The Navy wants new tools for launching robots from torpedo tubes

Every torpedo tube is the portal between the dry storage of some useful payload, and the wet medium through which that payload will travel to its ultimate destination. It is also, and this is the more important bit, a fixed size, which constrains exactly what the Navy can put inside and launch from the tube. A new project by the Office of Naval Research seeks to find a way around that limitation.

Specifically, the Navy is looking for a way to use torpedo tubes to launched Unmanned Underwater Vehicles, or UUVs. The immediate answer at the heart of a Small Business Innovation Research request is a “UUV Sabot System,” or UUVSS. The ultimate design will be defined by constraints. First, there’s the dimensions of the torpedo tube: 21-inch diameter, 25-feet-long, and ending in an “ocean interface.” The sabot is to be a guide through that passage and transition, separating from the vehicle once the vehicle has left the tube.

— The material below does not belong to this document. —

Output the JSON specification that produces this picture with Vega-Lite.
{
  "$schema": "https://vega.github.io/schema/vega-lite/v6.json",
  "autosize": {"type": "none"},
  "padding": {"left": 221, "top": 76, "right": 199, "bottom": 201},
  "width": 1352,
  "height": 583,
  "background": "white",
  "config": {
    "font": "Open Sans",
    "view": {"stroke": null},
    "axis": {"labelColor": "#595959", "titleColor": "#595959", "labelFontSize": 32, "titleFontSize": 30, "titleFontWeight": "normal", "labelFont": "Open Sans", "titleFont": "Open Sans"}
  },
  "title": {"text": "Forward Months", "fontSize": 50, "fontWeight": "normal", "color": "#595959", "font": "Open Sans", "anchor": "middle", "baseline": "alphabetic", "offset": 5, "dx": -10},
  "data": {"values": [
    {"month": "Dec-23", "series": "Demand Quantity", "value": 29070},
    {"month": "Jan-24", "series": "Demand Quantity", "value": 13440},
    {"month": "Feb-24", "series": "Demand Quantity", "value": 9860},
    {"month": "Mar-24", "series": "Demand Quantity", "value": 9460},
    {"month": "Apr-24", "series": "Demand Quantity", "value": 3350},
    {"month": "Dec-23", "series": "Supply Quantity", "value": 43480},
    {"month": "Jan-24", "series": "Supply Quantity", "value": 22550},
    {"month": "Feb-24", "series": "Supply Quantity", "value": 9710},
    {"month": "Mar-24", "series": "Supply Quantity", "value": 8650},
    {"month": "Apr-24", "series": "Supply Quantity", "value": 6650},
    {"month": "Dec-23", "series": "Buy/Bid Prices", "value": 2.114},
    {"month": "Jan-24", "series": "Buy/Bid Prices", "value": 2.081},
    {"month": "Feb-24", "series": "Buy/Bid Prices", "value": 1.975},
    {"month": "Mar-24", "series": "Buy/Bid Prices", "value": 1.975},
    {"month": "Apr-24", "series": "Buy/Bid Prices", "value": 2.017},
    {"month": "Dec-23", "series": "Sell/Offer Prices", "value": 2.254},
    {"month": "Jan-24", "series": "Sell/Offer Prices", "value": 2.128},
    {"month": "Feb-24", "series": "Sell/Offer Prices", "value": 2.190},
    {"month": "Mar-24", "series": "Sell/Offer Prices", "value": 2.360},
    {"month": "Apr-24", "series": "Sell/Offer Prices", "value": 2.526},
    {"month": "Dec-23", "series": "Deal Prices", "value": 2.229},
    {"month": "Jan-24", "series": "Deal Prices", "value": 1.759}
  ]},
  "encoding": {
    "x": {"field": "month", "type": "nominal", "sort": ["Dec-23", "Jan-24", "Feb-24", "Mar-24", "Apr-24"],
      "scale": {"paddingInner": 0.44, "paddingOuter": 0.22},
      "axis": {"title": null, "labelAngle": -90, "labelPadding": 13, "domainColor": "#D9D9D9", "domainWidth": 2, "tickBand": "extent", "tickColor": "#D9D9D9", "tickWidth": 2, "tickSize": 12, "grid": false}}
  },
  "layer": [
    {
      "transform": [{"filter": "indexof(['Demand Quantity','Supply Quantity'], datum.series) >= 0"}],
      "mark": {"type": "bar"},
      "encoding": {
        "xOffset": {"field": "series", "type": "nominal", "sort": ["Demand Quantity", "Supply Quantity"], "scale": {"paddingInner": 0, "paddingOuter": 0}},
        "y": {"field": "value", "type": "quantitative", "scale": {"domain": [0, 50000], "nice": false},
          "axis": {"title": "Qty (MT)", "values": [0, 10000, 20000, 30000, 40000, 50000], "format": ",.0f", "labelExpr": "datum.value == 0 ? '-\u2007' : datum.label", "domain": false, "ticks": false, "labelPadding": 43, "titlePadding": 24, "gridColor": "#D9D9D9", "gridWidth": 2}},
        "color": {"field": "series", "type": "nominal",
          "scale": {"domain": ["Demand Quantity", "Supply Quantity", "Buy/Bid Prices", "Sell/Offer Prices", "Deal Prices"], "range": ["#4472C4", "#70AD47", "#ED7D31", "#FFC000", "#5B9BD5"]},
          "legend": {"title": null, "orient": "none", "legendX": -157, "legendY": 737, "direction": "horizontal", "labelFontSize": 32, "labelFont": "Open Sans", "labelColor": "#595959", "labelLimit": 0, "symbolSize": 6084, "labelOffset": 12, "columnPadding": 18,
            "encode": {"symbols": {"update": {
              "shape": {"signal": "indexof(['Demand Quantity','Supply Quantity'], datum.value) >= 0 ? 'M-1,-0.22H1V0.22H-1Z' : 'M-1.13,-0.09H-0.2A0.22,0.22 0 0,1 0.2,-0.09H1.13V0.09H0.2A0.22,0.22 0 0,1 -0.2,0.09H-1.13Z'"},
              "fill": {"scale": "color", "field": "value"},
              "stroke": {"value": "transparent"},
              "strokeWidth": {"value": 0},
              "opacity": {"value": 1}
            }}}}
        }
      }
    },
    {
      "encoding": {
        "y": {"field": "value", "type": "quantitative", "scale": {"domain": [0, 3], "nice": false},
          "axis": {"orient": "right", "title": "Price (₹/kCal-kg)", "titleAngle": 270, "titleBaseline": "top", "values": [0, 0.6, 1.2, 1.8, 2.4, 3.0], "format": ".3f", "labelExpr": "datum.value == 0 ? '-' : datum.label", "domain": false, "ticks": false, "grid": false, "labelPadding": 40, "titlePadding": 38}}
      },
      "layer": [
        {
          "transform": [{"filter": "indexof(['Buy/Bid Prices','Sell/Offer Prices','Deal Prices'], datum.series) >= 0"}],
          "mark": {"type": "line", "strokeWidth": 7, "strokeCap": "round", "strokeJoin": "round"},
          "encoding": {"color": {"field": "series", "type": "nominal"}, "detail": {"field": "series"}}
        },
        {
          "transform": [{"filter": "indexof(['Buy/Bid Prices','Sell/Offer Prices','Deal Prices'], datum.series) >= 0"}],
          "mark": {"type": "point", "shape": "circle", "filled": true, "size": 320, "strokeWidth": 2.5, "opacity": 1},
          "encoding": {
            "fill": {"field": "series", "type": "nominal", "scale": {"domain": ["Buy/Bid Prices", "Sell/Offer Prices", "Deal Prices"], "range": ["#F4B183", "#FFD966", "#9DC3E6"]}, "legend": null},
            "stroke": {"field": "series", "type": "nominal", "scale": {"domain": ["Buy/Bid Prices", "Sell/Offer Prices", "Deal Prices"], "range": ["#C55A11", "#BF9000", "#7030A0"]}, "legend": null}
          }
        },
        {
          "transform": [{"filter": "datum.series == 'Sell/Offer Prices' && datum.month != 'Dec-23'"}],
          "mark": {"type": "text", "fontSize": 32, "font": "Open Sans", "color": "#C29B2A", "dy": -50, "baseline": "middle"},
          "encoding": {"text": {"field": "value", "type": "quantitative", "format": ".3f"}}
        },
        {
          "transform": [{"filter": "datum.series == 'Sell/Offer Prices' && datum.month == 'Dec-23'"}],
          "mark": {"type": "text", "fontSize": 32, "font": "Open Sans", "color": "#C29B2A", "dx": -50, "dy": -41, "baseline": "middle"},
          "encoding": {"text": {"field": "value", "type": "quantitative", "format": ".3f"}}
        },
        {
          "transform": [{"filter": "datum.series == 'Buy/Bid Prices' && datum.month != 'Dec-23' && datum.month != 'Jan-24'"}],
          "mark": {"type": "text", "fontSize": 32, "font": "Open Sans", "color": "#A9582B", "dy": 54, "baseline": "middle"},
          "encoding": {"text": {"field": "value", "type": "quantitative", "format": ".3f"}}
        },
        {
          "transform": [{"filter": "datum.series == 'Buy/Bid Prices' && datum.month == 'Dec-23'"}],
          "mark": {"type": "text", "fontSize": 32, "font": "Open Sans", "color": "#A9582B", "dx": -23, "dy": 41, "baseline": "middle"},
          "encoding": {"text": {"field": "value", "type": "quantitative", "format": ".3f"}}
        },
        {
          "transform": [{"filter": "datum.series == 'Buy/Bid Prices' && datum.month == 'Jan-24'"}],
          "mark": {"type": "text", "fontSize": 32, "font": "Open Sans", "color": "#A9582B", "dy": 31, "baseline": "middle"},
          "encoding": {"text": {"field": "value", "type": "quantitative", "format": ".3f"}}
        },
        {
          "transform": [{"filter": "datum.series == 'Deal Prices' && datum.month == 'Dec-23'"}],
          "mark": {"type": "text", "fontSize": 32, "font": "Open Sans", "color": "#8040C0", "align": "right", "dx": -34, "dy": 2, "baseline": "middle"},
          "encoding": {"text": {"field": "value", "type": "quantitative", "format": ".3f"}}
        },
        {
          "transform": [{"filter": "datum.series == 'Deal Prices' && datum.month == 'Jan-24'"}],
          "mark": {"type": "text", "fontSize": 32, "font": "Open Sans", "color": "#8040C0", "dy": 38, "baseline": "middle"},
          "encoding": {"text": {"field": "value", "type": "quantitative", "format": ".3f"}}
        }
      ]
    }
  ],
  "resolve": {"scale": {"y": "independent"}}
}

The sabots can be either expendable or reusable, which will alter their function in a key way. ONR wants expendable sabots to eject from the torpedo tube alongside the underwater robot, and the reusable ones to remain in the tube through the launch and then be recovered internally. The sabot will have to accommodate sea drones that are 12-inches and 18-inches in diameter, and do so with launches at depths of up to 100 feet below the surface.